Written task. Look at each line of the records and count those with "chart" in them. Please answer with the count alone.

Record list.

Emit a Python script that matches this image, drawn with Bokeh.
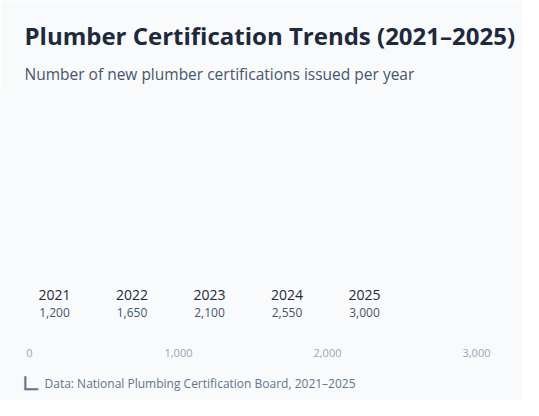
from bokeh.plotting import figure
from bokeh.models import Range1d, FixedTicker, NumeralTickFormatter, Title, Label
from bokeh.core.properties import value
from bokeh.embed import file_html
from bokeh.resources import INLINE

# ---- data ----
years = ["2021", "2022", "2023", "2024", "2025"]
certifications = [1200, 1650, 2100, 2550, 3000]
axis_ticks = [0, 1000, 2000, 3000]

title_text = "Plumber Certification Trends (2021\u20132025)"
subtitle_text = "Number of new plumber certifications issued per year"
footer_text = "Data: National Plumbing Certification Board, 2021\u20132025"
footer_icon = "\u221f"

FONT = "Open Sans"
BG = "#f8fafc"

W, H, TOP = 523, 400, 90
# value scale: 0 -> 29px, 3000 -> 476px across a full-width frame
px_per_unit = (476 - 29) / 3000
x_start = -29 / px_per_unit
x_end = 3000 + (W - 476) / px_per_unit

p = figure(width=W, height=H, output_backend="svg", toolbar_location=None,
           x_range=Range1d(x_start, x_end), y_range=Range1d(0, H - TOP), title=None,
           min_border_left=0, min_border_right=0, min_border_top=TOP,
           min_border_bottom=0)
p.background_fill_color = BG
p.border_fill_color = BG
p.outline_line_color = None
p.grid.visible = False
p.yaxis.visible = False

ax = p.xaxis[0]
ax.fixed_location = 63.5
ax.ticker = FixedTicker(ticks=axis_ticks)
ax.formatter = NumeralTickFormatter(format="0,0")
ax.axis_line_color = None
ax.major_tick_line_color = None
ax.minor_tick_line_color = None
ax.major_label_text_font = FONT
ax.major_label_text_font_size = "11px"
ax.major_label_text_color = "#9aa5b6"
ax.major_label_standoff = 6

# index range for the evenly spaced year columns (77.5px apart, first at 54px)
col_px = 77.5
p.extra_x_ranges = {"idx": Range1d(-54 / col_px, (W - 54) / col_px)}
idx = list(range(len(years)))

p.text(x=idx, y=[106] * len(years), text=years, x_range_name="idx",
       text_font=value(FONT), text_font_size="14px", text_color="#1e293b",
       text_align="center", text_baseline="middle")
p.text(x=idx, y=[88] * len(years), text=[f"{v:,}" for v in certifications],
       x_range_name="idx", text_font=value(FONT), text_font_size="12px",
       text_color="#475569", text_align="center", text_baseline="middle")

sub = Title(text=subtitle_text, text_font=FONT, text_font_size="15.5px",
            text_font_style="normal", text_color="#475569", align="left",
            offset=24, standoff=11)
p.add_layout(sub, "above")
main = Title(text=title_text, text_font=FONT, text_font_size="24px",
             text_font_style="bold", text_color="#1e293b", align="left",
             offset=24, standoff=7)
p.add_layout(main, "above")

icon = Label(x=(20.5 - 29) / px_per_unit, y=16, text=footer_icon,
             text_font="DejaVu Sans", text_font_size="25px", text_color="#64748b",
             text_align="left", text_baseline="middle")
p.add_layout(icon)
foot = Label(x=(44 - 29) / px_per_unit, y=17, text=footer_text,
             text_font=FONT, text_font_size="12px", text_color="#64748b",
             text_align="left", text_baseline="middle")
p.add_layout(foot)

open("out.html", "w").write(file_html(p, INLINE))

* * *

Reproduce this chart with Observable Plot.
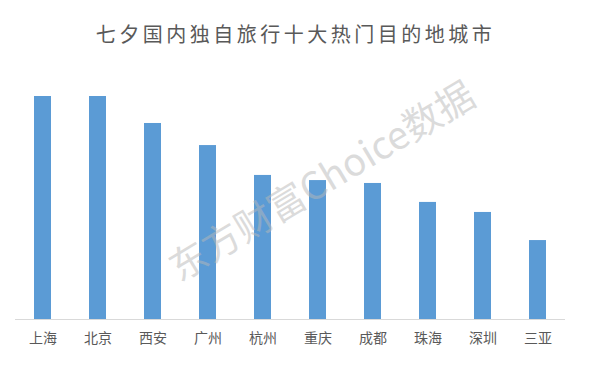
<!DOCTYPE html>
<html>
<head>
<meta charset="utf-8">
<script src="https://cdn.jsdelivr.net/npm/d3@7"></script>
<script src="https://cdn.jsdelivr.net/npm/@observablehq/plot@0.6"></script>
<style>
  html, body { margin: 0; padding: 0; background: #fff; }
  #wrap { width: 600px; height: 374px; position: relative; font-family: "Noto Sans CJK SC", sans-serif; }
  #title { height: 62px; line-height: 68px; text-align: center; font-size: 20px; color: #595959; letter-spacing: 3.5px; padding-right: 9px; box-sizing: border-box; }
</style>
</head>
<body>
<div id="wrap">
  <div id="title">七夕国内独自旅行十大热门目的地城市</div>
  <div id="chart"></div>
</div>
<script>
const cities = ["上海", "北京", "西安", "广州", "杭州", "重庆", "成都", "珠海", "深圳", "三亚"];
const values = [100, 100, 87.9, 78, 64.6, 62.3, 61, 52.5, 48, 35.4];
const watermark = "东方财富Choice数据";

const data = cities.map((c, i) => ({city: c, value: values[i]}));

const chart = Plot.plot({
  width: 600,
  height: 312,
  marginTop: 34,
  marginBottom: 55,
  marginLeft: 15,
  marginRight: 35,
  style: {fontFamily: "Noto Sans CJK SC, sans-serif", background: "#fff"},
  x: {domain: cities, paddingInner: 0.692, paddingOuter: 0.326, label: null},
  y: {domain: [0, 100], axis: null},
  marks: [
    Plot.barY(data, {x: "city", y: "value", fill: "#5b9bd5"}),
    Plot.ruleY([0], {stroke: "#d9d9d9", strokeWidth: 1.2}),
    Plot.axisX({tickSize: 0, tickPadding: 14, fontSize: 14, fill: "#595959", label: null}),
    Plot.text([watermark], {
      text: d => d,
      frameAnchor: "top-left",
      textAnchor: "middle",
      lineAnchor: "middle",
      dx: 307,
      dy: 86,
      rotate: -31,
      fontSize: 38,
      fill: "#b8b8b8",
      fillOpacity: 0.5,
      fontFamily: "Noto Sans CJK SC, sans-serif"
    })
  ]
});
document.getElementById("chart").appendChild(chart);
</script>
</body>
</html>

...

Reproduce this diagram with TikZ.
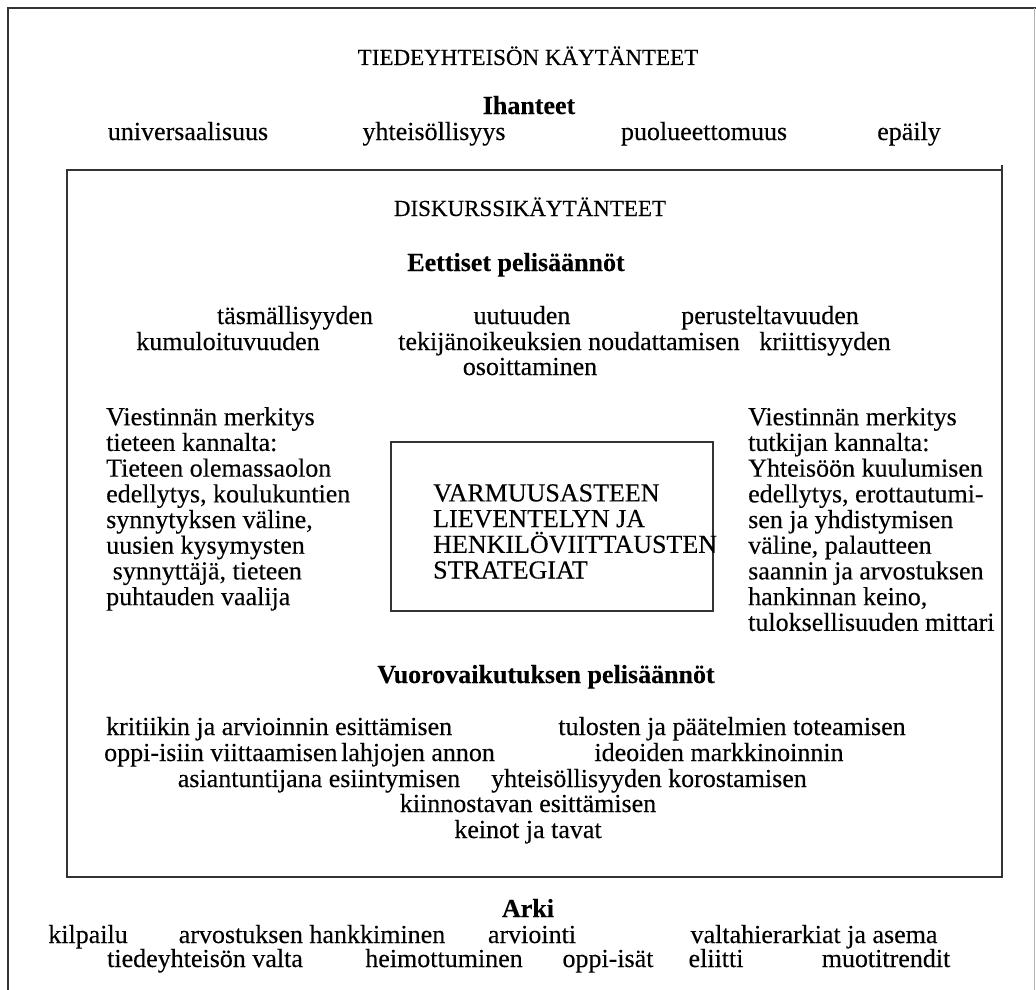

Worked answer. 4